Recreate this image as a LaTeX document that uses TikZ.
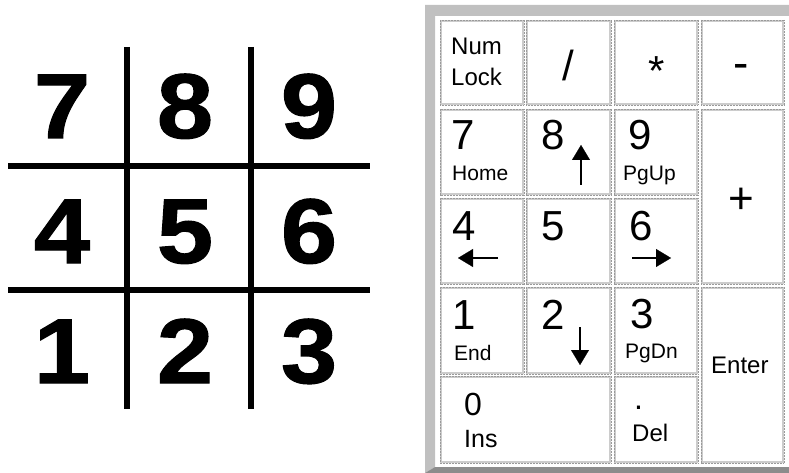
\documentclass[tikz,border=0pt]{standalone}
\usepackage{fontspec}
\setmainfont{Liberation Sans}
\newfontfamily\bigdig{Liberation Sans}[FakeStretch=1.1,FakeBold=1.2]
\usetikzlibrary{arrows.meta}
\definecolor{framelight}{HTML}{C0C0C0}
\definecolor{framedark}{HTML}{8C8C8C}
\definecolor{keyouter}{HTML}{CCCCCC}
\definecolor{keyinner}{HTML}{9A9A9A}
\begin{document}
\begin{tikzpicture}[x=1pt,y=-1pt,
  gridline/.style={line width=6.5pt},
  bigdigit/.style={font=\bigdig\bfseries\fontsize{92}{92}\selectfont, anchor=base, inner sep=0pt},
  keybox/.style={draw=keyouter, line width=2.2pt, fill=white, inner sep=0pt},
  keyedge/.style={draw=keyinner, line width=0.6pt, dash pattern=on 1pt off 0.5pt},
  lbl/.style={anchor=base west, inner sep=0pt},
  kdig/.style={lbl, font=\fontsize{42}{42}\selectfont},
  ksub/.style={lbl, font=\fontsize{21}{21}\selectfont},
  kmid/.style={lbl, font=\fontsize{24}{24}\selectfont},
  karrow/.style={line width=2.2pt, -{Triangle[length=15pt,width=18pt,line width=0.1pt]}},
]
\useasboundingbox (0,0) rectangle (789,473);
\fill[white] (0,0) rectangle (789,473);

% ---------- left grid ----------
\coordinate (v1t) at (127,47);  \coordinate (v1b) at (127,409);
\coordinate (v2t) at (251,47);  \coordinate (v2b) at (251,409);
\coordinate (h1l) at (8,166);   \coordinate (h1r) at (370,166);
\coordinate (h2l) at (8,290);   \coordinate (h2r) at (370,290);
\draw[gridline] (v1t) -- (v1b);
\draw[gridline] (v2t) -- (v2b);
\draw[gridline] (h1l) -- (h1r);
\draw[gridline] (h2l) -- (h2r);

\node[bigdigit] (d7) at (62,138) {7};
\node[bigdigit] (d8) at (185,138) {8};
\node[bigdigit] (d9) at (309,138) {9};
\node[bigdigit] (d4) at (62,263) {4};
\node[bigdigit] (d5) at (185,263) {5};
\node[bigdigit] (d6) at (309,263) {6};
\node[bigdigit] (d1) at (62,383) {1};
\node[bigdigit] (d2) at (185,383) {2};
\node[bigdigit] (d3) at (309,383) {3};

% ---------- keypad frame ----------
\fill[framelight] (425,5) -- (789,5) -- (789,16) -- (435,16) -- (435,467) -- (425,473) -- cycle;
\fill[framedark] (425,473) -- (435,467) -- (789,467) -- (789,473) -- cycle;

% ---------- keys ----------
\node[keybox, minimum width=82pt, minimum height=83pt] (knum)   at (482,62.5) {};
\node[keybox, minimum width=83pt, minimum height=83pt] (kdiv)   at (568.5,62.5) {};
\node[keybox, minimum width=82pt, minimum height=83pt] (kmul)   at (656,62.5) {};
\node[keybox, minimum width=81pt, minimum height=83pt] (kminus) at (742.5,62.5) {};
\node[keybox, minimum width=82pt, minimum height=84pt] (k7) at (482,152) {};
\node[keybox, minimum width=83pt, minimum height=84pt] (k8) at (568.5,152) {};
\node[keybox, minimum width=82pt, minimum height=84pt] (k9) at (656,152) {};
\node[keybox, minimum width=81pt, minimum height=173pt] (kplus) at (742.5,196.5) {};
\node[keybox, minimum width=82pt, minimum height=84pt] (k4) at (482,241) {};
\node[keybox, minimum width=83pt, minimum height=84pt] (k5) at (568.5,241) {};
\node[keybox, minimum width=82pt, minimum height=84pt] (k6) at (656,241) {};
\node[keybox, minimum width=82pt, minimum height=85pt] (k1) at (482,330.5) {};
\node[keybox, minimum width=83pt, minimum height=85pt] (k2) at (568.5,330.5) {};
\node[keybox, minimum width=82pt, minimum height=85pt] (k3) at (656,330.5) {};
\node[keybox, minimum width=81pt, minimum height=174pt] (kenter) at (742.5,375) {};
\node[keybox, minimum width=169pt, minimum height=85pt] (k0) at (525.5,419.5) {};
\node[keybox, minimum width=82pt, minimum height=85pt] (kdel) at (656,419.5) {};
\foreach \k in {knum,kdiv,kmul,kminus,k7,k8,k9,kplus,k4,k5,k6,k1,k2,k3,kenter,k0,kdel}
  \draw[keyedge] (\k.north west) rectangle (\k.south east);

% ---------- key labels ----------
\node[lbl, font=\fontsize{24}{24}\selectfont] (tnum) at (451,55) {Num};
\node[lbl, font=\fontsize{24}{24}\selectfont] (tlock) at (451,86) {Lock};
\node[kdig, anchor=base] (tdiv) at (568,81) {/};
\node[kdig, anchor=base] (tmul) at (657,86) {*};
\node[lbl, anchor=base, font=\fontsize{46}{46}\selectfont] (tminus) at (741,79) {-};

\node[kdig] (t7) at (451,150) {7};
\node[ksub] (thome) at (452,180) {Home};
\node[kdig] (t8) at (541,150) {8};
\node[kdig] (t9) at (628,150) {9};
\node[ksub] (tpgup) at (623,181) {PgUp};
\node[lbl, anchor=base, font=\fontsize{44}{44}\selectfont] (tplus) at (741,213) {+};

\node[kdig] (t4) at (452,240) {4};
\node[kdig] (t5) at (541,240) {5};
\node[kdig] (t6) at (629,240) {6};

\node[kdig] (t1) at (452,329) {1};
\node[ksub] (tend) at (454,360) {End};
\node[kdig] (t2) at (541,329) {2};
\node[kdig] (t3) at (630,328) {3};
\node[ksub] (tpgdn) at (625,358) {PgDn};
\node[kmid] (tenter) at (711,373) {Enter};

\node[lbl, font=\fontsize{32}{32}\selectfont] (t0) at (464,415) {0};
\node[lbl, font=\fontsize{25}{25}\selectfont] (tins) at (464,447) {Ins};
\node[lbl, font=\fontsize{32}{32}\selectfont] (tdot) at (634,409) {.};
\node[kmid] (tdel) at (632,441) {Del};

% ---------- arrows ----------
\coordinate (upT) at (581,185);   \coordinate (upH) at (581,145);
\coordinate (lfT) at (498,258);   \coordinate (lfH) at (458,258);
\coordinate (rtT) at (632,258);   \coordinate (rtH) at (671,258);
\coordinate (dnT) at (580,327);   \coordinate (dnH) at (580,365);
\draw[karrow] (upT) -- (upH);
\draw[karrow] (lfT) -- (lfH);
\draw[karrow] (rtT) -- (rtH);
\draw[karrow] (dnT) -- (dnH);
\end{tikzpicture}
\end{document}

******************************

Reproduce the full listing faithfully, but do not carry over any pictures.

Recreate this image as a LaTeX document that uses TikZ.
\documentclass[tikz,border=0pt]{standalone}
\usepackage{fontspec}
\setmainfont{Liberation Sans}
\newfontfamily\bigdig{Liberation Sans}[FakeStretch=1.1,FakeBold=1.2]
\usetikzlibrary{arrows.meta}
\definecolor{framelight}{HTML}{C0C0C0}
\definecolor{framedark}{HTML}{8C8C8C}
\definecolor{keyouter}{HTML}{CCCCCC}
\definecolor{keyinner}{HTML}{9A9A9A}
\begin{document}
\begin{tikzpicture}[x=1pt,y=-1pt,
  gridline/.style={line width=6.5pt},
  bigdigit/.style={font=\bigdig\bfseries\fontsize{92}{92}\selectfont, anchor=base, inner sep=0pt},
  keybox/.style={draw=keyouter, line width=2.2pt, fill=white, inner sep=0pt},
  keyedge/.style={draw=keyinner, line width=0.6pt, dash pattern=on 1pt off 0.5pt},
  lbl/.style={anchor=base west, inner sep=0pt},
  kdig/.style={lbl, font=\fontsize{42}{42}\selectfont},
  ksub/.style={lbl, font=\fontsize{21}{21}\selectfont},
  kmid/.style={lbl, font=\fontsize{24}{24}\selectfont},
  karrow/.style={line width=2.2pt, -{Triangle[length=15pt,width=18pt,line width=0.1pt]}},
]
\useasboundingbox (0,0) rectangle (789,473);
\fill[white] (0,0) rectangle (789,473);

% ---------- left grid ----------
\coordinate (v1t) at (127,47);  \coordinate (v1b) at (127,409);
\coordinate (v2t) at (251,47);  \coordinate (v2b) at (251,409);
\coordinate (h1l) at (8,166);   \coordinate (h1r) at (370,166);
\coordinate (h2l) at (8,290);   \coordinate (h2r) at (370,290);
\draw[gridline] (v1t) -- (v1b);
\draw[gridline] (v2t) -- (v2b);
\draw[gridline] (h1l) -- (h1r);
\draw[gridline] (h2l) -- (h2r);

\node[bigdigit] (d7) at (62,138) {7};
\node[bigdigit] (d8) at (185,138) {8};
\node[bigdigit] (d9) at (309,138) {9};
\node[bigdigit] (d4) at (62,263) {4};
\node[bigdigit] (d5) at (185,263) {5};
\node[bigdigit] (d6) at (309,263) {6};
\node[bigdigit] (d1) at (62,383) {1};
\node[bigdigit] (d2) at (185,383) {2};
\node[bigdigit] (d3) at (309,383) {3};

% ---------- keypad frame ----------
\fill[framelight] (425,5) -- (789,5) -- (789,16) -- (435,16) -- (435,467) -- (425,473) -- cycle;
\fill[framedark] (425,473) -- (435,467) -- (789,467) -- (789,473) -- cycle;

% ---------- keys ----------
\node[keybox, minimum width=82pt, minimum height=83pt] (knum)   at (482,62.5) {};
\node[keybox, minimum width=83pt, minimum height=83pt] (kdiv)   at (568.5,62.5) {};
\node[keybox, minimum width=82pt, minimum height=83pt] (kmul)   at (656,62.5) {};
\node[keybox, minimum width=81pt, minimum height=83pt] (kminus) at (742.5,62.5) {};
\node[keybox, minimum width=82pt, minimum height=84pt] (k7) at (482,152) {};
\node[keybox, minimum width=83pt, minimum height=84pt] (k8) at (568.5,152) {};
\node[keybox, minimum width=82pt, minimum height=84pt] (k9) at (656,152) {};
\node[keybox, minimum width=81pt, minimum height=173pt] (kplus) at (742.5,196.5) {};
\node[keybox, minimum width=82pt, minimum height=84pt] (k4) at (482,241) {};
\node[keybox, minimum width=83pt, minimum height=84pt] (k5) at (568.5,241) {};
\node[keybox, minimum width=82pt, minimum height=84pt] (k6) at (656,241) {};
\node[keybox, minimum width=82pt, minimum height=85pt] (k1) at (482,330.5) {};
\node[keybox, minimum width=83pt, minimum height=85pt] (k2) at (568.5,330.5) {};
\node[keybox, minimum width=82pt, minimum height=85pt] (k3) at (656,330.5) {};
\node[keybox, minimum width=81pt, minimum height=174pt] (kenter) at (742.5,375) {};
\node[keybox, minimum width=169pt, minimum height=85pt] (k0) at (525.5,419.5) {};
\node[keybox, minimum width=82pt, minimum height=85pt] (kdel) at (656,419.5) {};
\foreach \k in {knum,kdiv,kmul,kminus,k7,k8,k9,kplus,k4,k5,k6,k1,k2,k3,kenter,k0,kdel}
  \draw[keyedge] (\k.north west) rectangle (\k.south east);

% ---------- key labels ----------
\node[lbl, font=\fontsize{24}{24}\selectfont] (tnum) at (451,55) {Num};
\node[lbl, font=\fontsize{24}{24}\selectfont] (tlock) at (451,86) {Lock};
\node[kdig, anchor=base] (tdiv) at (568,81) {/};
\node[kdig, anchor=base] (tmul) at (657,86) {*};
\node[lbl, anchor=base, font=\fontsize{46}{46}\selectfont] (tminus) at (741,79) {-};

\node[kdig] (t7) at (451,150) {7};
\node[ksub] (thome) at (452,180) {Home};
\node[kdig] (t8) at (541,150) {8};
\node[kdig] (t9) at (628,150) {9};
\node[ksub] (tpgup) at (623,181) {PgUp};
\node[lbl, anchor=base, font=\fontsize{44}{44}\selectfont] (tplus) at (741,213) {+};

\node[kdig] (t4) at (452,240) {4};
\node[kdig] (t5) at (541,240) {5};
\node[kdig] (t6) at (629,240) {6};

\node[kdig] (t1) at (452,329) {1};
\node[ksub] (tend) at (454,360) {End};
\node[kdig] (t2) at (541,329) {2};
\node[kdig] (t3) at (630,328) {3};
\node[ksub] (tpgdn) at (625,358) {PgDn};
\node[kmid] (tenter) at (711,373) {Enter};

\node[lbl, font=\fontsize{32}{32}\selectfont] (t0) at (464,415) {0};
\node[lbl, font=\fontsize{25}{25}\selectfont] (tins) at (464,447) {Ins};
\node[lbl, font=\fontsize{32}{32}\selectfont] (tdot) at (634,409) {.};
\node[kmid] (tdel) at (632,441) {Del};

% ---------- arrows ----------
\coordinate (upT) at (581,185);   \coordinate (upH) at (581,145);
\coordinate (lfT) at (498,258);   \coordinate (lfH) at (458,258);
\coordinate (rtT) at (632,258);   \coordinate (rtH) at (671,258);
\coordinate (dnT) at (580,327);   \coordinate (dnH) at (580,365);
\draw[karrow] (upT) -- (upH);
\draw[karrow] (lfT) -- (lfH);
\draw[karrow] (rtT) -- (rtH);
\draw[karrow] (dnT) -- (dnH);
\end{tikzpicture}
\end{document}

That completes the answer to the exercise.